Sometimes I can be a diva," Paula Newberry says shrugging bashfully, with only the tiniest hint of wickedness flashing in her eyes. She's not about to say how, of course. But for all her protestations, the lifelong Memphian doesn't seem to be anything like your stereotypical soprano. For starters, she's positively petite, a characteristic that belies her powerful lungs. Her speaking voice is so soft and melodic, it's impossible to imagine that, when in the mood to do so, she can rattle even the highest rafters. And wonder of wonders, she's shy.
"In my opinion," Newberry says, "a true diva is someone who sticks to exactly what the composer wrote. You have to be a servant to the composer and you have to serve the music. If you do that, then you can't go wrong." By all outward appearances, the effectiveness of the young singer's rather humble recipe for success would be difficult to refute. She's performed all over the world, from Mississippi to Austria. Her recital on Sunday, November 9th, at the Beethoven Club is just a warm-up for her debut at New York's Carnegie Hall in December. And just how did the Memphis singer get to Carnegie Hall? You guessed it: practice, practice, practice.
"Actually, I booked the show [at Carnegie] myself," Newberry says. "Of course, they don't just let anyone perform there."
According to the singer, the New York concert was an inevitability. It was something that she had to do both for herself and for her father who passed away in 2001 while Newberry was performing in Salzburg.
"When you audition and you audition and audition and audition, you get to this point where you have to say, 'Okay, enough. It's time I took my career into my own hands. I'm going to do this myself, and I'm going to make [the audience] come to me,'" Newberry says confidently. "And, you know, before I perform I talk to my dad. And when I get to New York I can actually say to him, 'I did it. Your baby girl made it. She's at Carnegie Hall.' It's like a dream."
Newberry didn't start her formal voice training until she was 13, but her talents made themselves obvious much earlier.
"When I was 2," Newberry says, "my mother knew that I was musically inclined because I used to be antsy and really uneasy [at church]. I always wanted to get to the organist's pit. I couldn't wait to feel the music and start tapping my feet." It was after a vocal performance in church that the organist suggested that the 12-year-old singer begin professional training. "That's when I was introduced to the classical repertoire," she says, "and I've been singing it ever since."
According to Newberry, singing became a way of life. Sometimes she used her voice as an instrument to honor her family; sometimes she used it as a weapon.
"If my brothers did something that made me mad," she says mischievously, "I would sing at them. I would get loud too! As loud as I possibly could! Eventually they would learn. Eventually they would leave me alone."

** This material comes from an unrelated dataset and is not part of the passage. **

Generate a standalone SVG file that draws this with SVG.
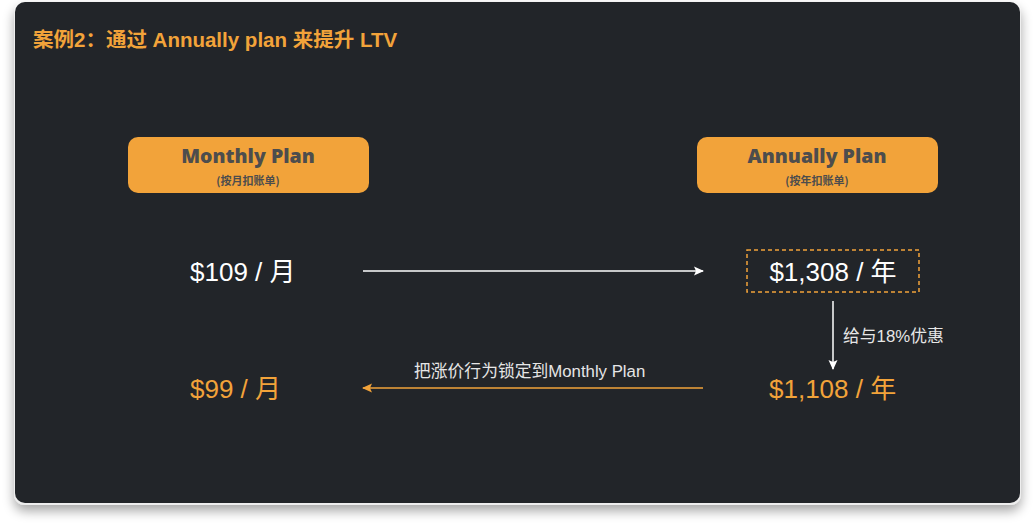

It was after hearing Leontyne Price, the vocally astounding African-American singer whose raw talent battered away at long-standing cultural barriers and who dominated the classical stage from the 1950s through the 1970s, that Paula Newberry decided she would become a professional singer. She took to practicing on the patio, emulating her favorite singer in the backyard. She would pretend that the grass was her audience. "And I would sing," she says. "And I would say, 'I'm gonna make it, Mama. I really am. I'm gonna make it.' I would say that over and over again."
Newberry says she prefers the concert stage to performing in operas, though she has done both. And she prefers the classical repertoire to popular standards and spirituals. But she does it all.
"Before my father passed," she explains, "he used to come to all of my concerts. You see, his mother sang opera, and I didn't know this. I just thought the family had been brought up in Mississippi. But every time I sang opera it reminded him of his mother."
In spite of her preferences, Newberry's forthcoming recital, which is also a fund-raiser for her Carnegie Hall appearance, will include not only selections by Mozart and Bellini but also a number of holiday songs and such spirituals as "Steal Away Jesus" and "Balm in Gilead." She performs the songs because audiences love them.
"I used to shy away from singing spirituals," she says, "because I thought it was kind of stereotypical. But they seem to be what people relate to best. It gives balm to the soul. Most people go around with a smile on their face, but they are hurting inside. The spirituals touch that healing place inside of them. It touches your soul. It's like going to church."